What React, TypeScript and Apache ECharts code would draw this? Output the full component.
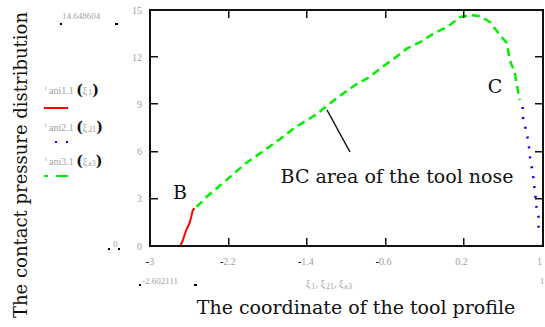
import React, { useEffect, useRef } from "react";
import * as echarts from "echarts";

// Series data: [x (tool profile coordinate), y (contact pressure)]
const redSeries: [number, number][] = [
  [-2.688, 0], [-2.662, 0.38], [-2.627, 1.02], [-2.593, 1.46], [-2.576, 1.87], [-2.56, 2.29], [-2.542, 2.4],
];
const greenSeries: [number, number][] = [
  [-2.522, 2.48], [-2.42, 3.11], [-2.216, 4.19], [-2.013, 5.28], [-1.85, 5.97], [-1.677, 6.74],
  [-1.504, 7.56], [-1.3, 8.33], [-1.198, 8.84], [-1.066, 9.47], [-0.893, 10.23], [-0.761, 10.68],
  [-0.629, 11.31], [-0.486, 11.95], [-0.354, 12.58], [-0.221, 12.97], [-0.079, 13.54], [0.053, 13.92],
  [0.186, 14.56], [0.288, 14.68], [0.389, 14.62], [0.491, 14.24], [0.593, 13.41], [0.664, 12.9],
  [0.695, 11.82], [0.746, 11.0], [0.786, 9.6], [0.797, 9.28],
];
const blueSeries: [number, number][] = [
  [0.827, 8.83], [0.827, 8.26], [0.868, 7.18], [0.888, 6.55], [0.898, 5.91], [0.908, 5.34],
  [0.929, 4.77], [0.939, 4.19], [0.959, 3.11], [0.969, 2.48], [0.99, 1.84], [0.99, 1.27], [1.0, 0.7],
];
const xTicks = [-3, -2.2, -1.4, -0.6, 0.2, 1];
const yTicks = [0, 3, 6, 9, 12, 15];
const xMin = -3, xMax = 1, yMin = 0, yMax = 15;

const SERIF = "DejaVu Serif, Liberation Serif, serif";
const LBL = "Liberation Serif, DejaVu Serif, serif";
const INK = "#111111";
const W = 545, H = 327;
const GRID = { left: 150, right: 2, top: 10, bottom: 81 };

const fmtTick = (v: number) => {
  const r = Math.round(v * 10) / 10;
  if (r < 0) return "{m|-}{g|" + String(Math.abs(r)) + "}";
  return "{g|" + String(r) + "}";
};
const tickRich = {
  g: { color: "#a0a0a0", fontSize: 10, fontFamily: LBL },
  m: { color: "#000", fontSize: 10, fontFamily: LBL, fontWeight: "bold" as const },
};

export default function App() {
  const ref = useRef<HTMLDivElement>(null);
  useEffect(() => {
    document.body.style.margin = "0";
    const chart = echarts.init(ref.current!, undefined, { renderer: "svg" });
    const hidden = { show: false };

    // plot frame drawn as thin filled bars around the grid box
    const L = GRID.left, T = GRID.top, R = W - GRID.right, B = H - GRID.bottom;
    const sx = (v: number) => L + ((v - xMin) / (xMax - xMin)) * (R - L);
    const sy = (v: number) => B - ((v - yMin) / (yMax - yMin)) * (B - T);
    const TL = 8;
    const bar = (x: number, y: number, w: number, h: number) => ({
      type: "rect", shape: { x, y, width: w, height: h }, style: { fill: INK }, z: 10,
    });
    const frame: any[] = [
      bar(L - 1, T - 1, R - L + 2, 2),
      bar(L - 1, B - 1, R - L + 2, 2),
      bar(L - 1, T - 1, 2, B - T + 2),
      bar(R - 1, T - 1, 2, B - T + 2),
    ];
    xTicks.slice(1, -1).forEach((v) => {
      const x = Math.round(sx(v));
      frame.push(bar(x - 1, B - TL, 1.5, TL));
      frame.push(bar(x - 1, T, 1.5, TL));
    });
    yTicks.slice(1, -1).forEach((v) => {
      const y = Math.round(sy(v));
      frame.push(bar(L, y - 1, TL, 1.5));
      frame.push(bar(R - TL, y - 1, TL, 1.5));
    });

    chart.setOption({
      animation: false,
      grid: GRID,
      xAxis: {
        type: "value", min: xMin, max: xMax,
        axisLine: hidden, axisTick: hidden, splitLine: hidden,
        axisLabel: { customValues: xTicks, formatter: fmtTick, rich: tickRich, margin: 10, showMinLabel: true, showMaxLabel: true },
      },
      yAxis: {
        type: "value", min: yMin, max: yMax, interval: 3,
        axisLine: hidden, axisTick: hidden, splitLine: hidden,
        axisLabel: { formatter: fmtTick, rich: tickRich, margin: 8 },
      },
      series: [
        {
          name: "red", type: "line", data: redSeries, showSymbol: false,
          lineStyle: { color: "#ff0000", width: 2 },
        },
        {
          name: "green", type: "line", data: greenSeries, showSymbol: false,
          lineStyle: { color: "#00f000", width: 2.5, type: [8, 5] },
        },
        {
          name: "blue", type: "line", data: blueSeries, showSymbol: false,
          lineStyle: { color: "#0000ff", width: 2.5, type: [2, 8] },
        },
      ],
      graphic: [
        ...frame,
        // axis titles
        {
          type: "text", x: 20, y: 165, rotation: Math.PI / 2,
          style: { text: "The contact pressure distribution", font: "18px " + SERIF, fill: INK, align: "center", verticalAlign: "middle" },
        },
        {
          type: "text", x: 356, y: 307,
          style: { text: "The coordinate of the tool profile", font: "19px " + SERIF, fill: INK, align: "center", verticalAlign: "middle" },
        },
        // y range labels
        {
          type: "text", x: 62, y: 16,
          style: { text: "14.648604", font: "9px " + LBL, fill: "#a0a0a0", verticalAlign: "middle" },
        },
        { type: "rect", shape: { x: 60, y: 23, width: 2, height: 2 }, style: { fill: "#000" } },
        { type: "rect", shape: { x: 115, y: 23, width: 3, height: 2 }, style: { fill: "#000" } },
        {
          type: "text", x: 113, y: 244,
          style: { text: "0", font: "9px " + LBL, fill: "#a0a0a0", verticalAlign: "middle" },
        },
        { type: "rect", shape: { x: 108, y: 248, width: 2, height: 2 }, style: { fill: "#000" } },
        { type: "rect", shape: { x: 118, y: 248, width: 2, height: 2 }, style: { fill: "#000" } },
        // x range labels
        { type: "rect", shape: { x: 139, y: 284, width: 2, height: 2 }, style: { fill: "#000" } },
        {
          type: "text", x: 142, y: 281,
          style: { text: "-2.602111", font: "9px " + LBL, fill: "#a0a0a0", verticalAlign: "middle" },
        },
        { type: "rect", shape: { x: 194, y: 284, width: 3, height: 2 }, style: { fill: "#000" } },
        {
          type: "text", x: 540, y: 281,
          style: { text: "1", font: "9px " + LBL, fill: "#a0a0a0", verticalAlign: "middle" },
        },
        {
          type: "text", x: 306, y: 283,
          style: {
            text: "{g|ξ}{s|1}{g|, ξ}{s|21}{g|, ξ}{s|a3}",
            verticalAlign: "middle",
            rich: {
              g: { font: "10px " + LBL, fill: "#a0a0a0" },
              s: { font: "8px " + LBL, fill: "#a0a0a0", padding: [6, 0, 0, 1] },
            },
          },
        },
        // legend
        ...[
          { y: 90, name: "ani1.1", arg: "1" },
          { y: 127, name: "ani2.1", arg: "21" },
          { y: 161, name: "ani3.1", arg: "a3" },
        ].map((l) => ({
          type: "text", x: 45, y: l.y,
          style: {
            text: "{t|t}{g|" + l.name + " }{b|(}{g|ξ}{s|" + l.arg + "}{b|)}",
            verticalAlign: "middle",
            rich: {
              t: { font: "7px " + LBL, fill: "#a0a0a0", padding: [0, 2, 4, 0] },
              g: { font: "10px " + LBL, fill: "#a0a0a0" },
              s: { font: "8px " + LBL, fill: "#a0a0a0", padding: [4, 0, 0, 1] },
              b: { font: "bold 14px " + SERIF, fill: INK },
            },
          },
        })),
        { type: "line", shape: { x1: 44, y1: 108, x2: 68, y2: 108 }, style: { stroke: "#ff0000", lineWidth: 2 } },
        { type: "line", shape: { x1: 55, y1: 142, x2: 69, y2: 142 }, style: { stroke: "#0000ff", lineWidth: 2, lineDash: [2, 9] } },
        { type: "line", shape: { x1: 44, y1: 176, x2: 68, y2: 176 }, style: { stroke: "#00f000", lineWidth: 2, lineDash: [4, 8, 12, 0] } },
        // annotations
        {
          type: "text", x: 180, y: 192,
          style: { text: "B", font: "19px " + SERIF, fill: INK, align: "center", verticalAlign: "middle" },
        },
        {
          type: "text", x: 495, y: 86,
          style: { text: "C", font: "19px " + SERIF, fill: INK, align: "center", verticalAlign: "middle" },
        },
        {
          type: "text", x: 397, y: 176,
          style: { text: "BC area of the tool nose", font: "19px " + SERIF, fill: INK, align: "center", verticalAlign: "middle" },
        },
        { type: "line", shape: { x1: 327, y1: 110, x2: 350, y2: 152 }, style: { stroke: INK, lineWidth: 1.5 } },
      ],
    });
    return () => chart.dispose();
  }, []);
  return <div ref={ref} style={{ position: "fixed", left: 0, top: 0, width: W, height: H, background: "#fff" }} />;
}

::::

GOAL: The lines from the top of the data above through the one holding "import * as" are to be repeated exactly, and only those, with no pictures.

TASK OUTPUT:
What React, TypeScript and Apache ECharts code would draw this? Output the full component.
import React, { useEffect, useRef } from "react";
import * as echarts from "echarts";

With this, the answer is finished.